Robin Tyson, countertenor, made his first visit to Salt Lake City. "I've listened to the Tabernacle Choir's CDs, and I know their work," he said. "Before we came away, I watched the Opening Ceremonies on TV. It was very impressive. It's great to be here, working with them live. They're tremendous."

Gabriel Crouch, baritone, has been to Salt Lake City four times. "I love this city," he said. "I don't think there's anywhere in the world where the reception we get is warmer, where people appreciate music more, where more people come. There's a real love of music and singing here. It makes it really rewarding to work here. We come here as often as we can."
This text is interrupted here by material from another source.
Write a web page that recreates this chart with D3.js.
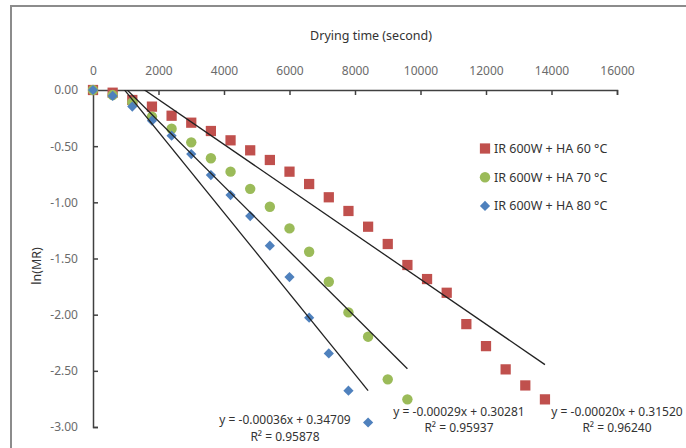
<!DOCTYPE html>
<html>
<head>
<meta charset="utf-8">
<script src="https://cdn.jsdelivr.net/npm/d3@7"></script>
<style>
  html, body { margin: 0; padding: 0; background: #fff; }
  svg { display: block; font-family: "Noto Sans", "Open Sans", sans-serif; }
</style>
</head>
<body>
<svg id="chart" width="686" height="448"></svg>
<script>
// Drying time (s) sampled every 600 s
const time60 = [0,600,1200,1800,2400,3000,3600,4200,4800,5400,6000,6600,7200,7800,8400,9000,9600,10200,10800,11400,12000,12600,13200,13800];
const lnMR60 = [0,-0.024,-0.089,-0.148,-0.229,-0.291,-0.365,-0.448,-0.537,-0.623,-0.727,-0.837,-0.955,-1.077,-1.217,-1.371,-1.558,-1.683,-1.805,-2.084,-2.280,-2.487,-2.630,-2.754];

const time70 = [0,600,1200,1800,2400,3000,3600,4200,4800,5400,6000,6600,7200,7800,8400,9000,9600];
const lnMR70 = [0,-0.045,-0.110,-0.237,-0.345,-0.466,-0.608,-0.727,-0.880,-1.039,-1.232,-1.440,-1.707,-1.980,-2.196,-2.576,-2.754];

const time80 = [0,600,1200,1800,2400,3000,3600,4200,4800,5400,6000,6600,7200,7800,8400];
const lnMR80 = [0,-0.053,-0.148,-0.273,-0.407,-0.570,-0.757,-0.935,-1.122,-1.386,-1.665,-2.027,-2.345,-2.677,-2.960];

const seriesNames = ["IR 600W + HA 60 °C", "IR 600W + HA 70 °C", "IR 600W + HA 80 °C"];
const seriesColors = ["#C0504D", "#9BBB59", "#4F81BD"];

// Linear trendline coefficients (y = slope * x + intercept) and R²
const slopes = [-0.00020, -0.00029, -0.00036];
const intercepts = [0.31520, 0.30281, 0.34709];
const rSquared = [0.96240, 0.95937, 0.95878];
const eqTexts = ["y = -0.00020x + 0.31520", "y = -0.00029x + 0.30281", "y = -0.00036x + 0.34709"];
const r2Texts = ["R² = 0.96240", "R² = 0.95937", "R² = 0.95878"];

const xTicks = [0,2000,4000,6000,8000,10000,12000,14000,16000];
const yTicks = [0,-0.5,-1,-1.5,-2,-2.5,-3];

const series = [
  { t: time60, v: lnMR60 },
  { t: time70, v: lnMR70 },
  { t: time80, v: lnMR80 }
];

const svg = d3.select("#chart");

// outer chart frame
svg.append("rect")
  .attr("x", 11).attr("y", 6)
  .attr("width", 700).attr("height", 460)
  .attr("fill", "none").attr("stroke", "#8c8c8c").attr("stroke-width", 2);

const x = d3.scaleLinear().domain([0, 16000]).range([93, 617]);
const y = d3.scaleLinear().domain([-3, 0]).range([427, 90]);

svg.append("defs").append("clipPath").attr("id", "plotClip")
  .append("rect")
  .attr("x", x(0)).attr("y", y(0))
  .attr("width", x(16000) - x(0)).attr("height", y(-3) - y(0));

// axes: x along the top (ticks pointing into the plot), y on the left
const xAxis = d3.axisTop(x).tickValues(xTicks).tickFormat(d => String(d))
  .tickSizeInner(-5).tickSizeOuter(-5).tickPadding(15);
const yAxis = d3.axisLeft(y).tickValues(yTicks).tickFormat(d => d.toFixed(2))
  .tickSizeInner(-5).tickSizeOuter(-5).tickPadding(15);

function styleAxis(g) {
  g.select(".domain").attr("stroke", "#404040").attr("stroke-width", 1.5);
  g.selectAll(".tick line").attr("stroke", "#404040").attr("stroke-width", 1.5);
  g.selectAll(".tick text").attr("fill", "#6b6b6b")
    .style("font-size", "12px").style("font-family", "'Noto Sans', sans-serif");
}

svg.append("g").attr("transform", `translate(0,${y(0)})`).call(xAxis).call(styleAxis);
svg.append("g").attr("transform", `translate(${x(0)},0)`).call(yAxis).call(styleAxis);

// axis titles
svg.append("text")
  .attr("x", 371).attr("y", 40)
  .attr("text-anchor", "middle")
  .attr("fill", "#333").style("font-size", "12.5px")
  .text("Drying time (second)");

svg.append("text")
  .attr("transform", "translate(41,266) rotate(-90)")
  .attr("text-anchor", "middle")
  .attr("fill", "#333").style("font-size", "12.5px")
  .text("ln(MR)");

// marker shapes per series
const symbols = [
  d3.symbol().type(d3.symbolSquare).size(105),
  d3.symbol().type(d3.symbolCircle).size(85),
  d3.symbol().type(d3.symbolSquare).size(52)
];
const symRotate = [0, 0, 45];

const plot = svg.append("g");
series.forEach((s, i) => {
  plot.append("g").selectAll("path")
    .data(s.t.map((t, j) => ({ t, v: s.v[j] })))
    .join("path")
    .attr("d", symbols[i]())
    .attr("transform", d => `translate(${x(d.t)},${y(d.v)}) rotate(${symRotate[i]})`)
    .attr("fill", seriesColors[i]);
});

// trendlines, clipped to the plot area
const trend = svg.append("g").attr("clip-path", "url(#plotClip)");
series.forEach((s, i) => {
  const tEnd = d3.max(s.t);
  trend.append("line")
    .attr("x1", x(0)).attr("y1", y(intercepts[i]))
    .attr("x2", x(tEnd)).attr("y2", y(slopes[i] * tEnd + intercepts[i]))
    .attr("stroke", "#222").attr("stroke-width", 1.3);
});

// trendline equations
const eqPos = [[617, 416, 432], [459, 416, 432], [285, 424, 441]];
series.forEach((s, i) => {
  const g = svg.append("g").attr("fill", "#333").style("font-size", "12px");
  g.append("text").attr("x", eqPos[i][0]).attr("y", eqPos[i][1])
    .attr("text-anchor", "middle").text(eqTexts[i]);
  g.append("text").attr("x", eqPos[i][0]).attr("y", eqPos[i][2])
    .attr("text-anchor", "middle").text(r2Texts[i]);
});

// legend
const legend = svg.append("g");
seriesNames.forEach((name, i) => {
  const cy = 148.5 + i * 28.7;
  legend.append("path")
    .attr("d", symbols[i]())
    .attr("transform", `translate(485,${cy}) rotate(${symRotate[i]})`)
    .attr("fill", seriesColors[i]);
  legend.append("text")
    .attr("x", 494).attr("y", cy + 4.5)
    .attr("fill", "#333").style("font-size", "12.5px")
    .text(name);
});
</script>
</body>
</html>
David Hurley, countertenor, said that he feels one reason his group is so popular in Utah is the strong choral tradition in the state. "We've heard the Tabernacle Choir and some of the fantastic college and high school choirs and other choirs here in Utah. That is very much the wonderful basis for an audience for us, to have people who appreciate singing, who enjoy singing and do singing themselves — they make the best audiences."

One concert remains in the Cultural Olympiad on Temple Square. On March 9, 7:30 p.m., world-famous percussionist Evelyn Glennie will perform with the Tabernacle Choir and Orchestra at Temple Square.